## Exercise
Do not include the pictures; repeat the rest of the data exactly.

## Supplied data

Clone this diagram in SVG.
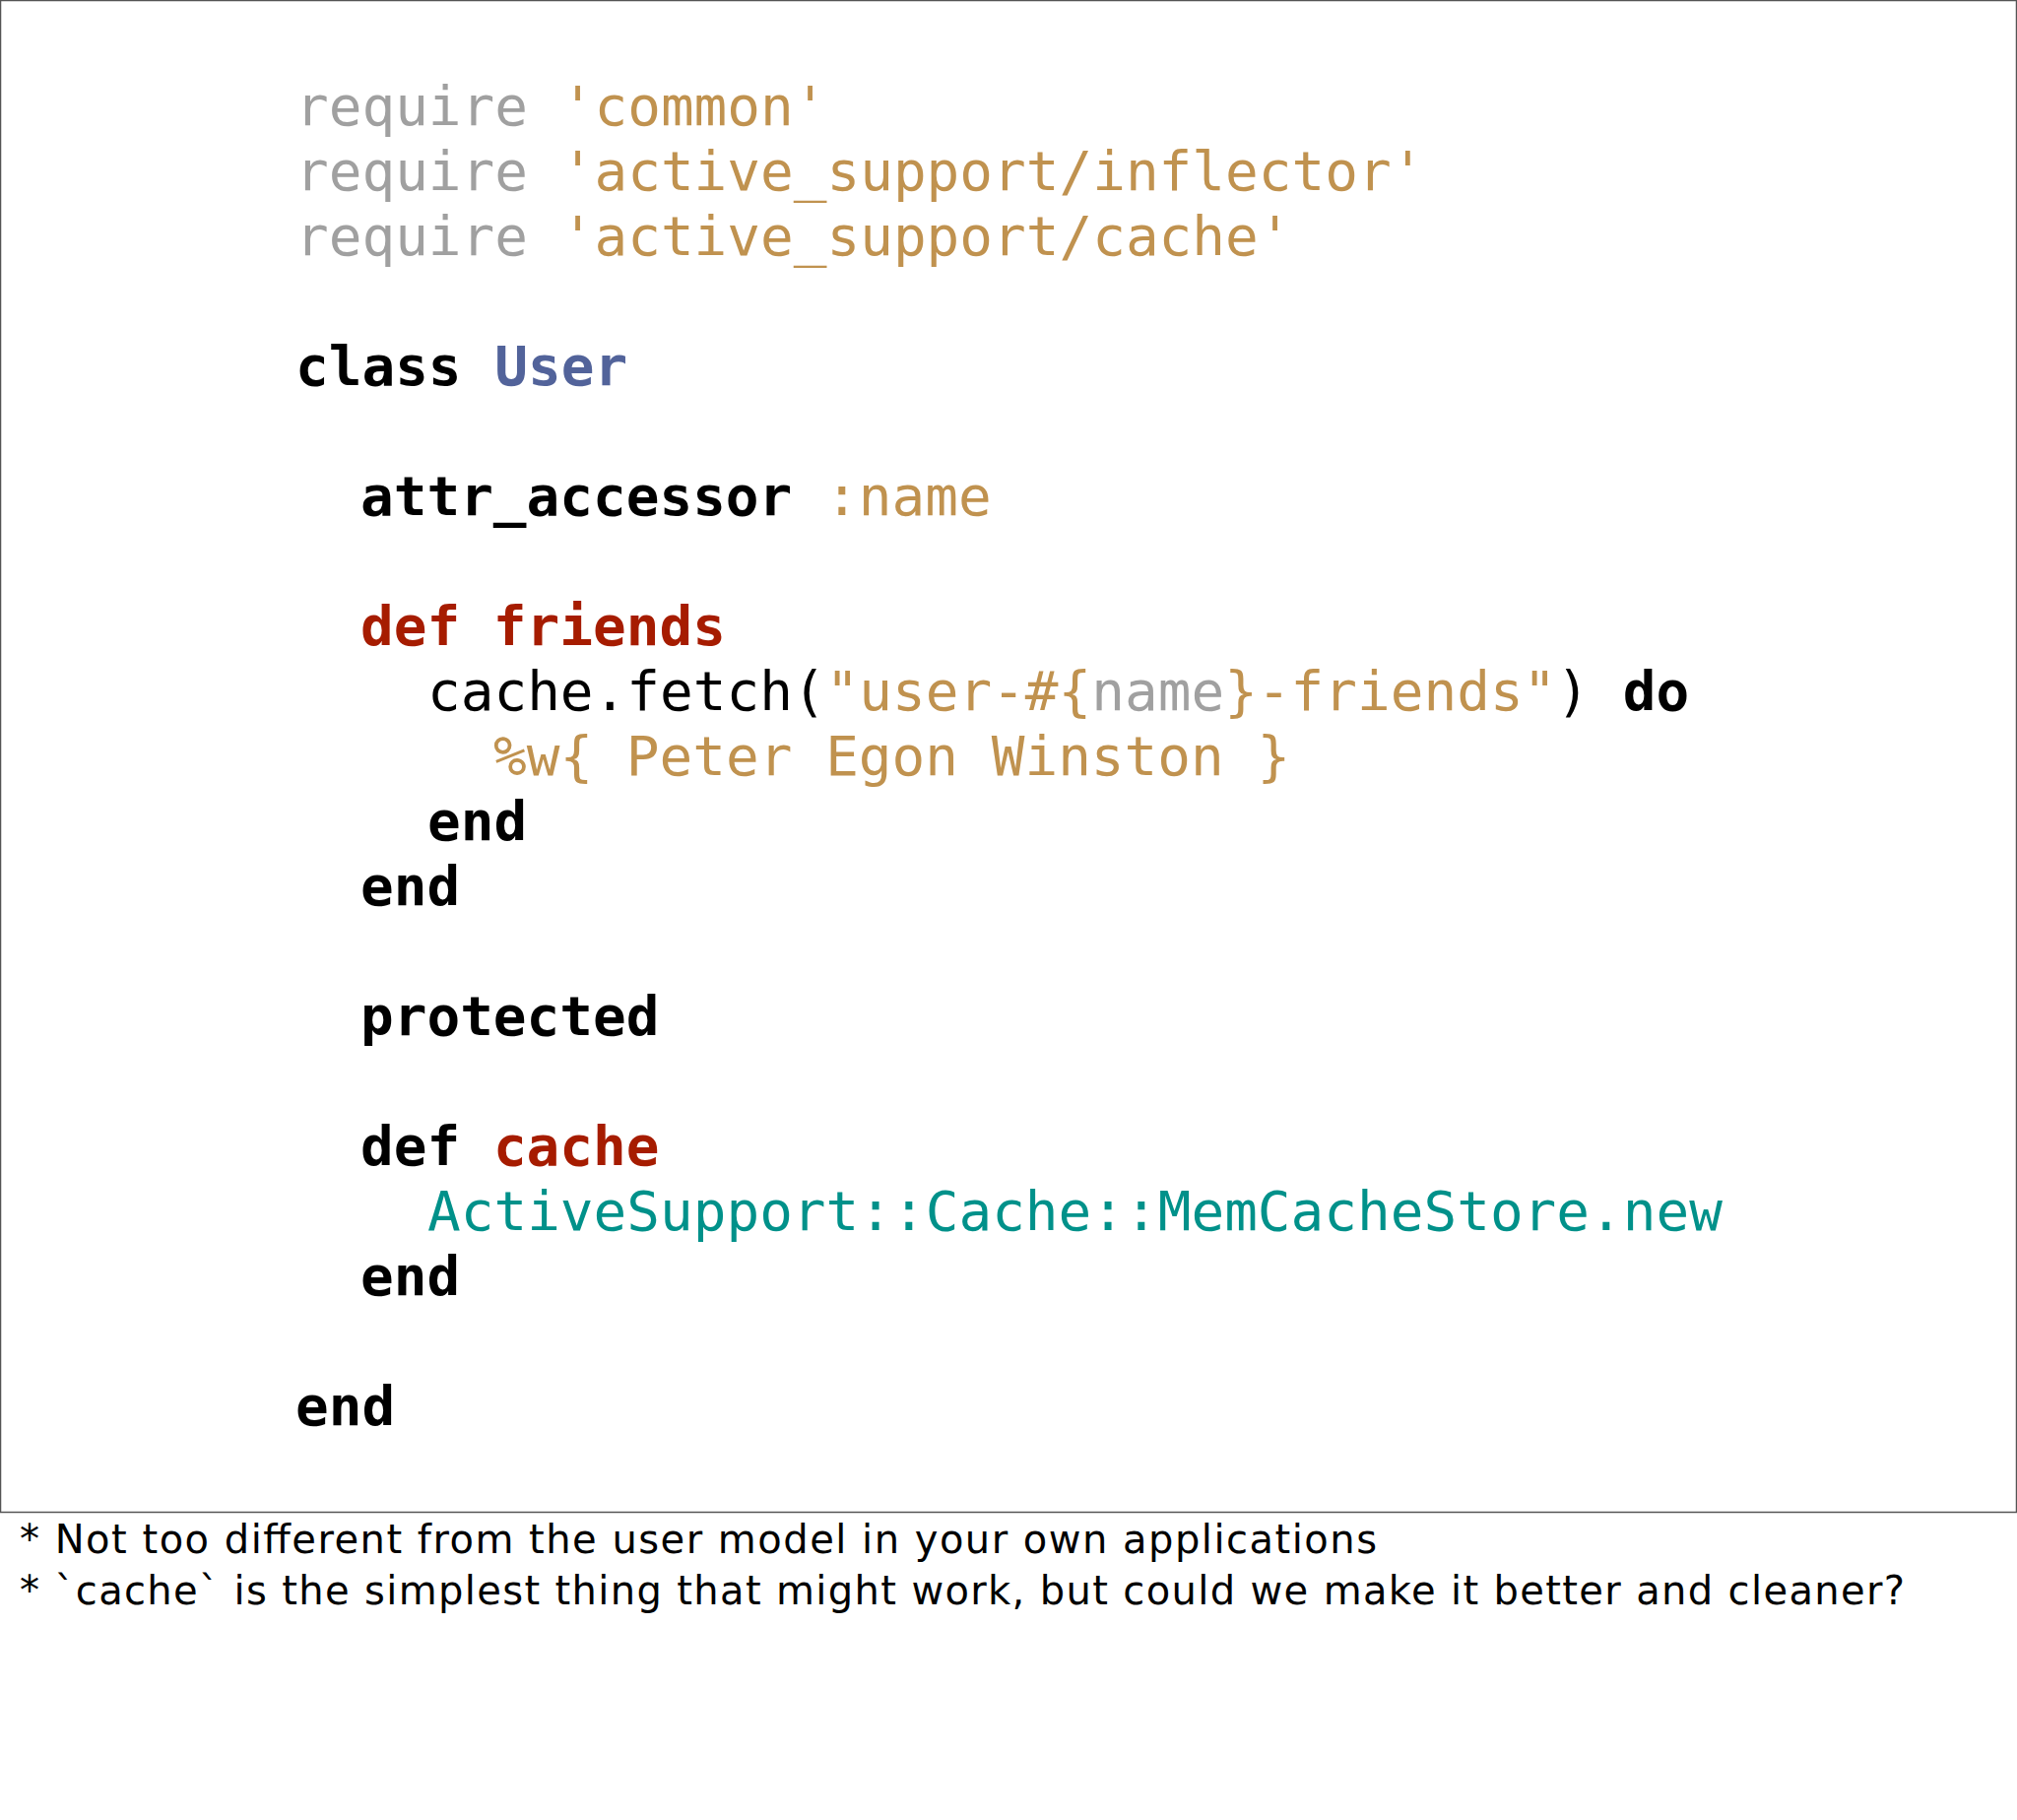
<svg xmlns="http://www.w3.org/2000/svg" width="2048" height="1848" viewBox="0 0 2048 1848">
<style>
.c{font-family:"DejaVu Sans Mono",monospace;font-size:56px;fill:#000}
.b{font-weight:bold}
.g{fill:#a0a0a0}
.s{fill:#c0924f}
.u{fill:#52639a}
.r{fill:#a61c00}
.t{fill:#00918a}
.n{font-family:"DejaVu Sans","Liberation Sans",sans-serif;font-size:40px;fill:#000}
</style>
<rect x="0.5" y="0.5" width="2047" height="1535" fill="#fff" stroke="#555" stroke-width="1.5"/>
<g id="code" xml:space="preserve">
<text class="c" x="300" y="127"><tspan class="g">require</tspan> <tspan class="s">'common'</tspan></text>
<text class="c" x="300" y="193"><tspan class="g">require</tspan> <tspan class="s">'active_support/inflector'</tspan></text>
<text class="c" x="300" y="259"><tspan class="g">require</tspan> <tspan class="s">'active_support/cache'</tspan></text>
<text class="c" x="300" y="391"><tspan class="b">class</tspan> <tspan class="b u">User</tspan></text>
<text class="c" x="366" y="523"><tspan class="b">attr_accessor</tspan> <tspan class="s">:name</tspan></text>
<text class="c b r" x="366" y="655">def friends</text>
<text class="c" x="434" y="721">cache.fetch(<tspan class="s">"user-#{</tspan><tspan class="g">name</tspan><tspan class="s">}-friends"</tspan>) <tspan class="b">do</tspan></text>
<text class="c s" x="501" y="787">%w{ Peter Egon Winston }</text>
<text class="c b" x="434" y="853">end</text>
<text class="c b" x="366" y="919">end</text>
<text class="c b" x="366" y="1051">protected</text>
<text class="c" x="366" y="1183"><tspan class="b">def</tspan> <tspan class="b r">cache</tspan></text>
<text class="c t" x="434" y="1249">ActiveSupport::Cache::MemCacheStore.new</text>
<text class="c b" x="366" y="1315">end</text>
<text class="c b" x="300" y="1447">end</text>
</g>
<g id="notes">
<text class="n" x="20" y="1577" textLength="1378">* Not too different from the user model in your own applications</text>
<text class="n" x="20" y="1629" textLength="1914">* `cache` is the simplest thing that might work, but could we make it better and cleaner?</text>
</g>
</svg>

## Complete response
Clone this diagram in SVG.
<svg xmlns="http://www.w3.org/2000/svg" width="2048" height="1848" viewBox="0 0 2048 1848">
<style>
.c{font-family:"DejaVu Sans Mono",monospace;font-size:56px;fill:#000}
.b{font-weight:bold}
.g{fill:#a0a0a0}
.s{fill:#c0924f}
.u{fill:#52639a}
.r{fill:#a61c00}
.t{fill:#00918a}
.n{font-family:"DejaVu Sans","Liberation Sans",sans-serif;font-size:40px;fill:#000}
</style>
<rect x="0.5" y="0.5" width="2047" height="1535" fill="#fff" stroke="#555" stroke-width="1.5"/>
<g id="code" xml:space="preserve">
<text class="c" x="300" y="127"><tspan class="g">require</tspan> <tspan class="s">'common'</tspan></text>
<text class="c" x="300" y="193"><tspan class="g">require</tspan> <tspan class="s">'active_support/inflector'</tspan></text>
<text class="c" x="300" y="259"><tspan class="g">require</tspan> <tspan class="s">'active_support/cache'</tspan></text>
<text class="c" x="300" y="391"><tspan class="b">class</tspan> <tspan class="b u">User</tspan></text>
<text class="c" x="366" y="523"><tspan class="b">attr_accessor</tspan> <tspan class="s">:name</tspan></text>
<text class="c b r" x="366" y="655">def friends</text>
<text class="c" x="434" y="721">cache.fetch(<tspan class="s">"user-#{</tspan><tspan class="g">name</tspan><tspan class="s">}-friends"</tspan>) <tspan class="b">do</tspan></text>
<text class="c s" x="501" y="787">%w{ Peter Egon Winston }</text>
<text class="c b" x="434" y="853">end</text>
<text class="c b" x="366" y="919">end</text>
<text class="c b" x="366" y="1051">protected</text>
<text class="c" x="366" y="1183"><tspan class="b">def</tspan> <tspan class="b r">cache</tspan></text>
<text class="c t" x="434" y="1249">ActiveSupport::Cache::MemCacheStore.new</text>
<text class="c b" x="366" y="1315">end</text>
<text class="c b" x="300" y="1447">end</text>
</g>
<g id="notes">
<text class="n" x="20" y="1577" textLength="1378">* Not too different from the user model in your own applications</text>
<text class="n" x="20" y="1629" textLength="1914">* `cache` is the simplest thing that might work, but could we make it better and cleaner?</text>
</g>
</svg>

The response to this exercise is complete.